Given the legal standards for when rent is allowed to increase and by how much, it is possible that selling your property with tenants still attached might result in a lower sale price. A potential buyer knows that they won’t be able to increase the cost of rent until the tenants’ leases are up. Moreover, a potential buyer might be able to sense whether or not a tenant is happy with the change in ownership and might want to avoid the property if he or she feels that the tenants might end up causing trouble.

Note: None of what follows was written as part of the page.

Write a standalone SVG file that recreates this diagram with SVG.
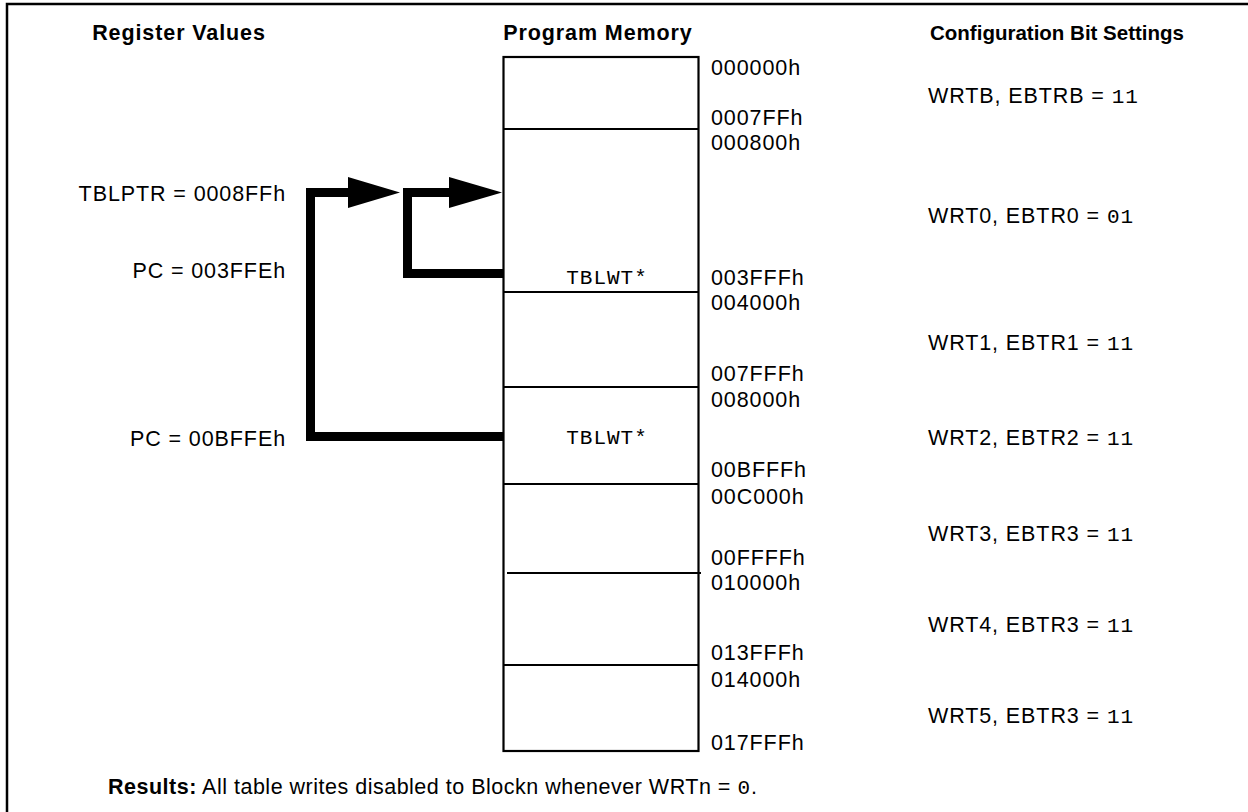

Living RoomWork With A Real Estate Agent

If you own a few properties, you might be pretty comfortable with the real estate buying and selling process and tempted to go through the sale on your own. When selling with tenants who have leases that will need to be upheld, a real estate agent might be a big help. An agent will know which buyers are looking for rental properties for existing, easy cash flow (meaning people who will be happy to have a rental unit that’s not vacant) versus which buyers are looking to renovate and raise prices. With this information, a real estate agent can bring you the right potential buyers who will be happy to work with the situation you are in. An agent can also help you properly appraise the property depending on the tenant situation you have.

Clean Things Up

Like with any property sale, getting things cleaned up before viewings and promotional stills are taken can be a big help. If you have many tenants, there is often a higher chance of communal areas being less cared for (the tragedy of the commons is an entire economic theory that applies shockingly perfectly to rental properties). Take the time to clean up any junk or other messes like dog skat in the grass. Give the hallways, laundry rooms, stairwells, and all other areas a nice refreshing clean. Your tenants will probably enjoy this as well.

Get An Inspection Done

It is particularly important when you have tenants to get a fresh inspection done when you’re thinking of selling. People usually aren’t as gentle on the properties they rent as the ones they own, which means that since the last inspection, there might be some plumbing problems or other issues that need to be addressed before selling. This can save a lot of time due to contingencies later on, especially if it turns out the place isn’t in as great condition as you previously believed.

Curb Appeal Is Essential

If you’re not sure what tweaks you should make to the property before selling, a fantastic rule of thumb is to work with the exterior. Get lawns trimmed and tailored. Fix potholes in the driveway or parking lot. Give shutters a fresh coat of paint. The first impression when you’re selling a property is the most important impression. This is doubly true for properties someone is expecting to rent out later on as potential buyers will be thinking about the first impression their potential tenants will have when they arrive to take a look or are scrolling through photographs online. Some more curbside appeal tips include:

  • Add in some fresh and lively greenery.
  • Consider painting the front door (many people have a strong emotional reaction to the front door as this is symbolically their connection to the property).
  • Make sure all exterior lights are working, as you can bet that a potential buyer with some sense is going to drive by the place in the evening to get an idea of what the tenants and property are like at night.
  • Clean the gutters.
  • Replace rusted mailboxes and house identification numbers.
  • Power wash the exterior if needed. Over time, siding and brick become layered with grime, but often, this happens so slowly that you don’t really notice it, so you might not know how badly it needs to be done.

The above tips should help you understand the process of selling a property that has tenants attached to it. Again, maintaining honest communication is essential if you want this process to be smooth.